# To those with big tropical tanks



## Lara1988 (Aug 8, 2012)

Hello, I know the fish pages are not very busy, so please reply even if the post is abit old, as I regularly check the page out.

I have a 6 foot tank, 2 foot wide and 2 tall. It currently has goldfish, but really would love to turn it tropical. My husbands only concern is the heating costs.

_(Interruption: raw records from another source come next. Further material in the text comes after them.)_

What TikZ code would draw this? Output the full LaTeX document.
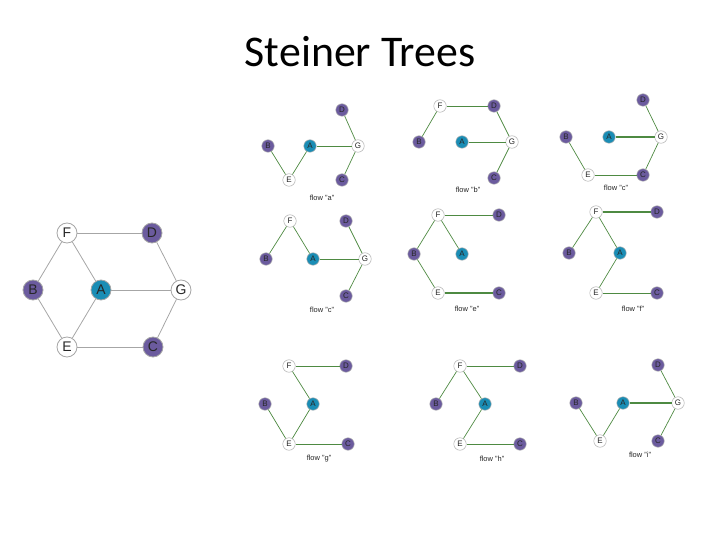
\documentclass[tikz,border=0pt]{standalone}
\usepackage{fontspec}
\setmainfont{Liberation Sans}
\newfontfamily\titlefont{Carlito}
\definecolor{pur}{HTML}{6B5B9E}
\definecolor{tea}{HTML}{1A8DB5}
\definecolor{grn}{HTML}{4E8A42}
\begin{document}
\begin{tikzpicture}[x=1bp,y=-1bp,
  big/.style={circle,draw=gray!70,line width=0.8bp,minimum size=20bp,inner sep=0,font=\fontsize{14}{14}\selectfont,text=black!85},
  bp/.style={big,fill=pur},bt/.style={big,fill=tea},bw/.style={big,fill=white},
  sm/.style={circle,draw=gray!60,line width=0.5bp,minimum size=12.5bp,inner sep=0,font=\fontsize{8}{8}\selectfont,text=black!85},
  sp/.style={sm,fill=pur},st/.style={sm,fill=tea},sw/.style={sm,fill=white},
  bedge/.style={draw=gray!70,line width=0.8bp},
  ge/.style={draw=grn,line width=0.7bp},
  gt/.style={draw=grn,line width=1.6bp},
  lab/.style={font=\fontsize{7.5}{7.5}\selectfont,text=black!85}]
\useasboundingbox (0,0) rectangle (720,540);
\node[font=\titlefont\fontsize{44}{44}\selectfont] (title) at (360,52) {Steiner Trees};
% big graph
\node[bw] (F) at (67,233) {F};
\node[bp] (D) at (152,233) {D};
\node[bp] (B) at (33,290) {B};
\node[bt] (A) at (101,290) {A};
\node[bw] (G) at (181,290) {G};
\node[bw] (E) at (67,347) {E};
\node[bp] (C) at (153,347) {C};
\foreach \a/\b in {F/D,F/B,F/A,A/G,D/G,B/E,E/A,E/C,C/G} \draw[bedge] (\a)--(\b);
% panel a
\node[sp] (aD) at (342,110) {D};
\node[sp] (aB) at (268,146) {B};
\node[st] (aA) at (310,146) {A};
\node[sw] (aG) at (358,146) {G};
\node[sw] (aE) at (289,180) {E};
\node[sp] (aC) at (342,180) {C};
\foreach \a/\b in {aB/aE,aE/aA,aA/aG,aG/aD,aG/aC} \draw[ge] (\a)--(\b);
\node[lab] (la) at (322,198) {flow "a"};
% panel b
\node[sw] (bF) at (440,106) {F};
\node[sp] (bD) at (494,106) {D};
\node[sp] (bB) at (419,142) {B};
\node[st] (bA) at (462,142) {A};
\node[sw] (bG) at (512,142) {G};
\node[sp] (bC) at (494,178) {C};
\foreach \a/\b in {bF/bD,bF/bB,bA/bG,bD/bG,bG/bC} \draw[ge] (\a)--(\b);
\node[lab] (lb) at (468,190) {flow "b"};
% panel c (top right)
\node[sp] (cD) at (643,100) {D};
\node[sp] (cB) at (566,137) {B};
\node[st] (cA) at (609,137) {A};
\node[sw] (cG) at (661,137) {G};
\node[sw] (cE) at (588,175) {E};
\node[sp] (cC) at (643,175) {C};
\foreach \a/\b in {cD/cG,cB/cE,cE/cC,cC/cG} \draw[ge] (\a)--(\b);
\draw[gt] (cA)--(cG);
\node[lab] (lc) at (616,188) {flow "c"};
% panel c2
\node[sw] (dF) at (290,221) {F};
\node[sp] (dD) at (346,221) {D};
\node[sp] (dB) at (266,259) {B};
\node[st] (dA) at (313,259) {A};
\node[sw] (dG) at (365,259) {G};
\node[sp] (dC) at (346,296) {C};
\foreach \a/\b in {dF/dB,dF/dA,dA/dG,dD/dG,dG/dC} \draw[ge] (\a)--(\b);
\node[lab] (ld) at (322,310) {flow "c"};
% panel e
\node[sw] (eF) at (438,215) {F};
\node[sp] (eD) at (499,215) {D};
\node[sp] (eB) at (414,254) {B};
\node[st] (eA) at (462,254) {A};
\node[sw] (eE) at (438,293) {E};
\node[sp] (eC) at (499,293) {C};
\foreach \a/\b in {eF/eD,eF/eA,eF/eB,eB/eE} \draw[ge] (\a)--(\b);
\draw[gt] (eE)--(eC);
\node[lab] (le) at (467,309) {flow "e"};
% panel f
\node[sw] (fF) at (596,212) {F};
\node[sp] (fD) at (657,212) {D};
\node[sp] (fB) at (569,253) {B};
\node[st] (fA) at (620,253) {A};
\node[sw] (fE) at (596,293) {E};
\node[sp] (fC) at (657,293) {C};
\foreach \a/\b in {fF/fB,fF/fA,fA/fE,fE/fC} \draw[ge] (\a)--(\b);
\draw[gt] (fF)--(fD);
\node[lab] (lf) at (633,309) {flow "f"};
% panel g
\node[sw] (gF) at (289,366) {F};
\node[sp] (gD) at (346,366) {D};
\node[sp] (gB) at (265,404) {B};
\node[st] (gA) at (313,404) {A};
\node[sw] (gE) at (289,444) {E};
\node[sp] (gC) at (348,444) {C};
\foreach \a/\b in {gF/gD,gF/gA,gA/gE,gB/gE,gE/gC} \draw[ge] (\a)--(\b);
\node[lab] (lg) at (319,459) {flow "g"};
% panel h
\node[sw] (hF) at (460,366) {F};
\node[sp] (hD) at (520,366) {D};
\node[sp] (hB) at (436,404) {B};
\node[st] (hA) at (485,404) {A};
\node[sw] (hE) at (460,444) {E};
\node[sp] (hC) at (520,444) {C};
\foreach \a/\b in {hF/hD,hF/hB,hF/hA,hA/hE,hE/hC} \draw[ge] (\a)--(\b);
\node[lab] (lh) at (492,459) {flow "h"};
% panel i
\node[sp] (iD) at (658,365) {D};
\node[sp] (iB) at (576,403) {B};
\node[st] (iA) at (623,403) {A};
\node[sw] (iG) at (678,403) {G};
\node[sw] (iE) at (600,441) {E};
\node[sp] (iC) at (658,441) {C};
\foreach \a/\b in {iD/iG,iB/iE,iE/iA,iG/iC} \draw[ge] (\a)--(\b);
\draw[gt] (iA)--(iG);
\node[lab] (li) at (640,455) {flow "i"};
\end{tikzpicture}
\end{document}
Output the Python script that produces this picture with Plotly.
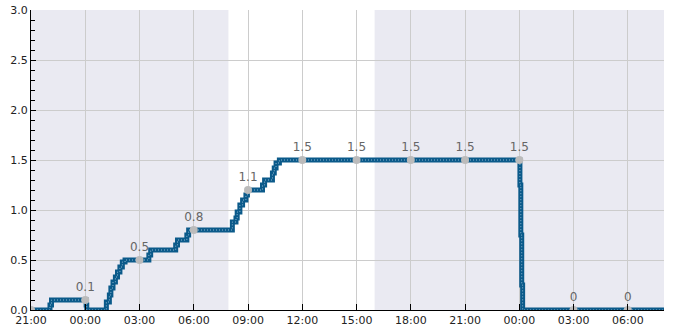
import plotly.graph_objects as go

# ---- data ----
times = [
    "2024-01-01 21:00", "2024-01-01 22:00", "2024-01-01 22:03", "2024-01-01 22:08",
    "2024-01-02 00:00", "2024-01-02 00:03", "2024-01-02 00:05", "2024-01-02 01:05",
    "2024-01-02 01:10", "2024-01-02 01:20", "2024-01-02 01:25", "2024-01-02 01:32",
    "2024-01-02 01:40", "2024-01-02 01:47", "2024-01-02 01:55", "2024-01-02 02:03",
    "2024-01-02 02:12", "2024-01-02 03:27", "2024-01-02 03:31", "2024-01-02 03:37",
    "2024-01-02 04:56", "2024-01-02 05:00", "2024-01-02 05:06", "2024-01-02 05:33",
    "2024-01-02 05:37", "2024-01-02 05:43", "2024-01-02 08:04", "2024-01-02 08:08",
    "2024-01-02 08:20", "2024-01-02 08:24", "2024-01-02 08:33", "2024-01-02 08:42",
    "2024-01-02 08:53", "2024-01-02 08:58", "2024-01-02 09:43", "2024-01-02 09:48",
    "2024-01-02 09:55", "2024-01-02 10:16", "2024-01-02 10:21", "2024-01-02 10:27",
    "2024-01-02 10:33", "2024-01-02 10:44", "2024-01-03 00:00", "2024-01-03 00:02",
    "2024-01-03 00:05", "2024-01-03 00:08", "2024-01-03 00:11", "2024-01-03 08:00",
]
values = [
    0, 0, 0.05, 0.1,
    0.1, 0.05, 0, 0,
    0.08, 0.15, 0.22, 0.28,
    0.33, 0.38, 0.43, 0.48,
    0.5, 0.5, 0.55, 0.6,
    0.6, 0.65, 0.7, 0.7,
    0.75, 0.8, 0.8, 0.88,
    0.92, 0.98, 1.05, 1.1,
    1.15, 1.2, 1.2, 1.25,
    1.3, 1.3, 1.37, 1.42,
    1.47, 1.5, 1.5, 1.25,
    0.75, 0.25, 0, 0,
]

mark_times = [
    "2024-01-01 21:00", "2024-01-02 00:00", "2024-01-02 03:00", "2024-01-02 06:00",
    "2024-01-02 09:00", "2024-01-02 12:00", "2024-01-02 15:00", "2024-01-02 18:00",
    "2024-01-02 21:00", "2024-01-03 00:00", "2024-01-03 03:00", "2024-01-03 06:00",
]
mark_values = [0, 0.1, 0.5, 0.8, 1.2, 1.5, 1.5, 1.5, 1.5, 1.5, 0, 0]
mark_labels = ["", "0.1", "0.5", "0.8", "1.1", "1.5", "1.5", "1.5", "1.5", "1.5", "0", "0"]

shade_start = ["2024-01-01 21:00", "2024-01-02 16:00"]
shade_end = ["2024-01-02 07:55", "2024-01-03 08:00"]

x_range = ["2024-01-01 21:00", "2024-01-03 08:00"]
y_range = [0, 3]

fig = go.Figure()

fig.add_trace(go.Scatter(
    x=times, y=values, mode="lines", line=dict(color="#0b5a8a", width=5, shape="hv"),
    hoverinfo="skip", showlegend=False,
))
fig.add_trace(go.Scatter(
    x=times, y=values, mode="lines", line=dict(color="#8fb6d2", width=1, shape="hv", dash="1px,2px"),
    hoverinfo="skip", showlegend=False,
))
fig.add_trace(go.Scatter(
    x=mark_times, y=mark_values, mode="markers+text", text=mark_labels,
    textposition="top center", textfont=dict(color="#666666", size=12, family="DejaVu Sans"),
    marker=dict(color="#bbbbbb", size=8), showlegend=False,
))

shapes = []
for s, e in zip(shade_start, shade_end):
    shapes.append(dict(type="rect", xref="x", yref="paper", x0=s, x1=e, y0=0, y1=1,
                       fillcolor="#eaeaf2", line=dict(width=0), layer="below"))

fig.update_layout(
    width=685, height=330,
    margin=dict(l=31, r=21, t=10, b=20),
    plot_bgcolor="white", paper_bgcolor="white",
    shapes=shapes,
    font=dict(family="DejaVu Sans", size=11, color="#222222"),
    xaxis=dict(
        type="date", range=x_range, tick0="2024-01-01 21:00", dtick=3 * 3600 * 1000,
        tickformat="%H:%M", showgrid=True, gridcolor="#cccccc", gridwidth=1,
        showline=True, linecolor="black", linewidth=1, ticks="inside", ticklen=6,
        tickcolor="black", zeroline=False, fixedrange=True, automargin=False,
    ),
    yaxis=dict(
        range=y_range, dtick=0.5, tickformat=".1f", showgrid=True, gridcolor="#cccccc",
        gridwidth=1, showline=True, linecolor="black", linewidth=1, ticks="inside",
        ticklen=5, tickcolor="black", zeroline=False, automargin=False,
        minor=dict(dtick=0.1, ticks="inside", ticklen=4, tickcolor="black", showgrid=False),
    ),
)

fig.write_html("out.html")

Any ideas of roughly how much it would cost to run heaters?im not too keen on having my central heating on, so in colder weather aquarium heaters will be doing most of the work.

Thanks, Lara


----------



## Angelfish2 (Jun 26, 2012)

Well I have a 55 gallon tank. I may be a teen but it is quite expensive. My mom has showed me the prices of our electrical bill and it's increased a lot. We always had around the same bill till I got the tank. But I think it's worth it.


----------



## NaomiM (Sep 22, 2012)

You always have the option of a 'temperate' tank. There's quite a few fish that are happy around 20 degrees C, which would mean the heater's not on so much and the costs are lower.


----------



## Lara1988 (Aug 8, 2012)

NaomiM said:


> You always have the option of a 'temperate' tank. There's quite a few fish that are happy around 20 degrees C, which would mean the heater's not on so much and the costs are lower.

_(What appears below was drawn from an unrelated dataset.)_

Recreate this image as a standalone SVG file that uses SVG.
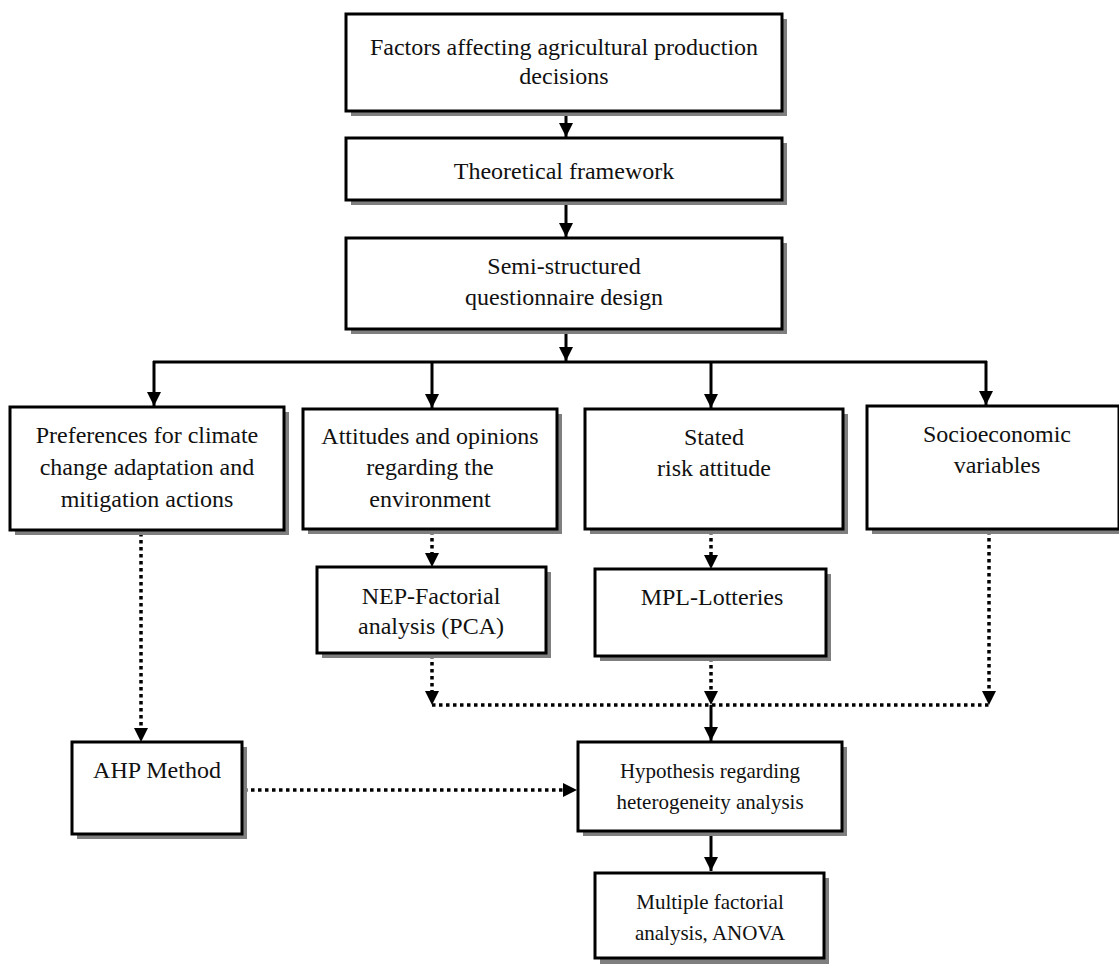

Thanks, I'm not too clued up on tropical fish so didn't know that was an option. I'm off to have a google of temperate fish.


----------



## cats galore (Jul 17, 2012)

i have a 360 litre tank (tropical) with 2 heaters in it. to be honest i don't notice how much electricity it uses. the bill has gradually got more expensive but mainly due to price increases. i couldn't be without my tank now - even if it does turn out to be costing loads. i'll tell the kids to turn their tv's off instead


----------



## Lara1988 (Aug 8, 2012)

I have worked out my tank is 660 litres, or 145 imperial gallons.

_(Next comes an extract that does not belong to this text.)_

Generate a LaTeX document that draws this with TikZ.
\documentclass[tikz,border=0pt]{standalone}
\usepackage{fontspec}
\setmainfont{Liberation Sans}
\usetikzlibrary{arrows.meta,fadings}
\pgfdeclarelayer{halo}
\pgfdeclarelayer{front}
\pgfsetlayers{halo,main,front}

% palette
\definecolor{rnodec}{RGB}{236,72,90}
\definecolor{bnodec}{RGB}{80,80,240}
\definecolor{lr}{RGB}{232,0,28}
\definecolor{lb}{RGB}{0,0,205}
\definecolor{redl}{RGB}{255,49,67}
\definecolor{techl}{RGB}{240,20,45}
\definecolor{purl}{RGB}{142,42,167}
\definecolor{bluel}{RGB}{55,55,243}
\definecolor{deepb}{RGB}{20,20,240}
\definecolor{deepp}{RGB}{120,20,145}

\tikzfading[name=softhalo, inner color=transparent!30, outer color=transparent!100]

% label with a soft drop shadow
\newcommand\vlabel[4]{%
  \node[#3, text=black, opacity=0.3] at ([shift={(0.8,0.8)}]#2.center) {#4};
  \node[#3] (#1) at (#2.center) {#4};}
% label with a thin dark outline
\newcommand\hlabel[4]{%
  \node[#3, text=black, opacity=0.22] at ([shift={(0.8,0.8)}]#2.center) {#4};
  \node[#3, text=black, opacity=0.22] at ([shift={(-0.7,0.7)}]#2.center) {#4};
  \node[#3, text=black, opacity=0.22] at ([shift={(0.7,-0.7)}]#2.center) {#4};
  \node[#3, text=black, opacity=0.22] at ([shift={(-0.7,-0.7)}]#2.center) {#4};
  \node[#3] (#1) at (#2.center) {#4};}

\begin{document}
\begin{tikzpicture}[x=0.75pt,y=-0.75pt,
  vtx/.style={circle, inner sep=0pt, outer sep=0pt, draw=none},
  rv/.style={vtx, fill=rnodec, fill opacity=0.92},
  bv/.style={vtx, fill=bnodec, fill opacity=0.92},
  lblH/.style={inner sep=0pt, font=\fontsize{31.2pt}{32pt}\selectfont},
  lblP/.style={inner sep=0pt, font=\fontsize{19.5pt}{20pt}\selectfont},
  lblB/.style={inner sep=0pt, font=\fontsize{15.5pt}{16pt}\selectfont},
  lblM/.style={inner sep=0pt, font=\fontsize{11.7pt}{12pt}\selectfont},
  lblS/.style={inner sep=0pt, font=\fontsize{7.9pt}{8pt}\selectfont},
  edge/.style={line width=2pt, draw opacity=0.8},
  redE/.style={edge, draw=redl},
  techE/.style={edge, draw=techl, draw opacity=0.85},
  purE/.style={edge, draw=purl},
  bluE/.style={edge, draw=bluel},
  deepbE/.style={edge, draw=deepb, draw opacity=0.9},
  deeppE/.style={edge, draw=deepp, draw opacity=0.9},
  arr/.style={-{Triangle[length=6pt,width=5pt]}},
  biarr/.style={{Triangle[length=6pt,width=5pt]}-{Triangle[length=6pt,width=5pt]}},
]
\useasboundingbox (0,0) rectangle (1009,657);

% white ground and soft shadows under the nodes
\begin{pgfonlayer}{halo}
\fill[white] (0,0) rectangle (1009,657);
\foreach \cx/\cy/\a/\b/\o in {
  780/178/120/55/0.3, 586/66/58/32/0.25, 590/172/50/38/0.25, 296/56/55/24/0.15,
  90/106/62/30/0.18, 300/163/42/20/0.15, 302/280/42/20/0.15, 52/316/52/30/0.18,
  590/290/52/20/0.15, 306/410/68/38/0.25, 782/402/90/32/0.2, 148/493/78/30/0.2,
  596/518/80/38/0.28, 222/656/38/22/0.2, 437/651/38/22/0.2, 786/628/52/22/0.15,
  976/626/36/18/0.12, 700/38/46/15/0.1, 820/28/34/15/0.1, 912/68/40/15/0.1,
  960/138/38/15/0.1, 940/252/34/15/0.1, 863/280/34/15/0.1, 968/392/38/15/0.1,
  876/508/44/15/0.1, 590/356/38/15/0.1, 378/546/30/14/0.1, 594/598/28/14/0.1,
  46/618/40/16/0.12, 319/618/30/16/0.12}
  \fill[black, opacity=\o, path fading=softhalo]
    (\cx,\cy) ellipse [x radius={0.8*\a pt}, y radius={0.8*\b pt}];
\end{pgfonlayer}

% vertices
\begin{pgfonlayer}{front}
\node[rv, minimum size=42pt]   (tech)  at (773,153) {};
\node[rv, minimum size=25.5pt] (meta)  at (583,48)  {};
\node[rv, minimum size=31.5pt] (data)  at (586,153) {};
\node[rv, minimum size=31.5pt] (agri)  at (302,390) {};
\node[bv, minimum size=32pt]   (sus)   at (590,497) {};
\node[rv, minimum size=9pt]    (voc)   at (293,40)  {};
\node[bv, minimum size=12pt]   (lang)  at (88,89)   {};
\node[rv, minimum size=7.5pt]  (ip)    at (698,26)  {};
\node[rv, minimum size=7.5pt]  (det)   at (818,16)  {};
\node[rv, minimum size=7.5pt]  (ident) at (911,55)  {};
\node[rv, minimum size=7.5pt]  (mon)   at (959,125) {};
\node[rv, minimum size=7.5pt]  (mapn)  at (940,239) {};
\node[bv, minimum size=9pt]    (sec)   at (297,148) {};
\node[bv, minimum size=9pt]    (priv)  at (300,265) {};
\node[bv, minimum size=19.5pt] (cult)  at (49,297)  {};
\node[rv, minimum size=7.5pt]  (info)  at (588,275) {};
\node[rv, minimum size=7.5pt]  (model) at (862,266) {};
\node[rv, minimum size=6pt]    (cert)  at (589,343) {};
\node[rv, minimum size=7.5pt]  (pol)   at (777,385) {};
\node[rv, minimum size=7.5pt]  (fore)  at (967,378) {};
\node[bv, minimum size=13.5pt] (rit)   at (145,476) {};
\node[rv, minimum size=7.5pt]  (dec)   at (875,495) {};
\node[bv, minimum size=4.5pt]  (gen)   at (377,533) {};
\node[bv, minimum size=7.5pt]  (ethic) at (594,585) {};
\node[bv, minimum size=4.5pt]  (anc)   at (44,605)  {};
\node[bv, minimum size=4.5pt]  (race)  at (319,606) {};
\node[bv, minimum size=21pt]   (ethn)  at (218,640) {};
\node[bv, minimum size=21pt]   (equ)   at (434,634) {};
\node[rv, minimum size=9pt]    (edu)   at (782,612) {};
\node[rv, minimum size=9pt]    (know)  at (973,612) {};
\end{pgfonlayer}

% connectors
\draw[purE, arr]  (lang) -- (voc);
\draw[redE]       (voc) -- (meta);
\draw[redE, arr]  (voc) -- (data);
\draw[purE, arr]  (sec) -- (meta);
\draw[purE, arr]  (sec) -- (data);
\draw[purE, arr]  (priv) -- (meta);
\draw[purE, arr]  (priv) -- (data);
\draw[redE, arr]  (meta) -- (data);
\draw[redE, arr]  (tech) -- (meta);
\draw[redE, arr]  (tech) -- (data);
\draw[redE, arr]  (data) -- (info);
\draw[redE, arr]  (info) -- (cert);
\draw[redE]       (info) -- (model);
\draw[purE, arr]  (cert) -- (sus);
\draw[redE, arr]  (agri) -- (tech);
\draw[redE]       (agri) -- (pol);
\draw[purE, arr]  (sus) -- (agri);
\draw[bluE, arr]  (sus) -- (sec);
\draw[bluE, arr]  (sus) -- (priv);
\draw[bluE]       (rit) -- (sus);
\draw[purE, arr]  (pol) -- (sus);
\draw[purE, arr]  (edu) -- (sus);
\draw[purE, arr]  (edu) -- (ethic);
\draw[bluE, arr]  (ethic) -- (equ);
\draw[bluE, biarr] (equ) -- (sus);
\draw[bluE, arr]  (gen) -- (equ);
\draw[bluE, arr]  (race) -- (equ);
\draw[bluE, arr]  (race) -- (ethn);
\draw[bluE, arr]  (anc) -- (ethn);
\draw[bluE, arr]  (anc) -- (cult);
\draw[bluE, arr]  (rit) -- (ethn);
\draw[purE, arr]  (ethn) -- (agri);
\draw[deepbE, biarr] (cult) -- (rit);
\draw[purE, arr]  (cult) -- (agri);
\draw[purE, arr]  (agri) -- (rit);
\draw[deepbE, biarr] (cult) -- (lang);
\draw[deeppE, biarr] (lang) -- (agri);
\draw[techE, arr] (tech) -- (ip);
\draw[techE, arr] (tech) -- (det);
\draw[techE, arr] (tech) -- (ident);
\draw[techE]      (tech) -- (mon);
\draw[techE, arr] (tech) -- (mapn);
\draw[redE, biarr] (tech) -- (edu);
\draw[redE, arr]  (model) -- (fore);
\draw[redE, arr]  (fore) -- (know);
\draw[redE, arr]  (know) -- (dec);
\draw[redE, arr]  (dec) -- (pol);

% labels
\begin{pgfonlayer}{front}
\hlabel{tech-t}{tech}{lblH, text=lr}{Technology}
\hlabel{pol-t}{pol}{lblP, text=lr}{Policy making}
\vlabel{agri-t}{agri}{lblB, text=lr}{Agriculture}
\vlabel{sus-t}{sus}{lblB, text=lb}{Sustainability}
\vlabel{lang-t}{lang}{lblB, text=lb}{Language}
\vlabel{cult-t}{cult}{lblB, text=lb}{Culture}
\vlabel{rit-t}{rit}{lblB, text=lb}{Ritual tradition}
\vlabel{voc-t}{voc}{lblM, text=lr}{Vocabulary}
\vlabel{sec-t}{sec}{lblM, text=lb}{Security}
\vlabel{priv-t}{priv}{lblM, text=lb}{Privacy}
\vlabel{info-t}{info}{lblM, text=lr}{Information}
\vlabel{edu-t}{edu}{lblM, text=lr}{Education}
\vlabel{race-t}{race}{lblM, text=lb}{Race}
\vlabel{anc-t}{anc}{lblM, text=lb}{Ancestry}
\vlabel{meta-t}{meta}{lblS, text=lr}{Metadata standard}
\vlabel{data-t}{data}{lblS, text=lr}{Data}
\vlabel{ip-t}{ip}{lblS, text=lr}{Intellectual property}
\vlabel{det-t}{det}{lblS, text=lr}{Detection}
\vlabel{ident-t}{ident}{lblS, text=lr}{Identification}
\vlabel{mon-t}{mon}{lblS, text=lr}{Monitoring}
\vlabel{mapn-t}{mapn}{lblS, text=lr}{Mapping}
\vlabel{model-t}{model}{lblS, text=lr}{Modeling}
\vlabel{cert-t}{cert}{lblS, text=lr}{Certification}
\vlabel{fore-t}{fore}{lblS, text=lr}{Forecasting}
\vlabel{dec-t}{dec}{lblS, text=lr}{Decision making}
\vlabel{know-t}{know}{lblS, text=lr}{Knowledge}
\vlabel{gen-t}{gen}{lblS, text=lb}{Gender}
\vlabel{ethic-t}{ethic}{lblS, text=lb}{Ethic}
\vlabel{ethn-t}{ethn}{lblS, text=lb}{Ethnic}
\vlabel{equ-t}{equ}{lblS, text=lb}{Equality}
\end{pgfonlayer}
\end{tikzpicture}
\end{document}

I'm starting to think heating costs may be too expensive for me. Tank is also near a large window as well, so there's also the problem of temp dropping a lot at night.


----------



## Sussexplumber (Oct 5, 2011)

Lara1988 said:


> I have worked out my tank is 660 litres, or 145 imperial gallons.
> 
> I'm starting to think heating costs may be too expensive for me. Tank is also near a large window as well, so there's also the problem of temp dropping a lot at night.


On the other hand, the tank will act kind of like a back ground radiator, constantly giving off a low warmth.


----------



## Tropical Fish Delivered (Sep 25, 2012)

Choose temperate fish or fish that are happy living in lower temps, heating costs arnt too bad i didnt really notice a big increase in my bills when i installed my 300L tank at home


----------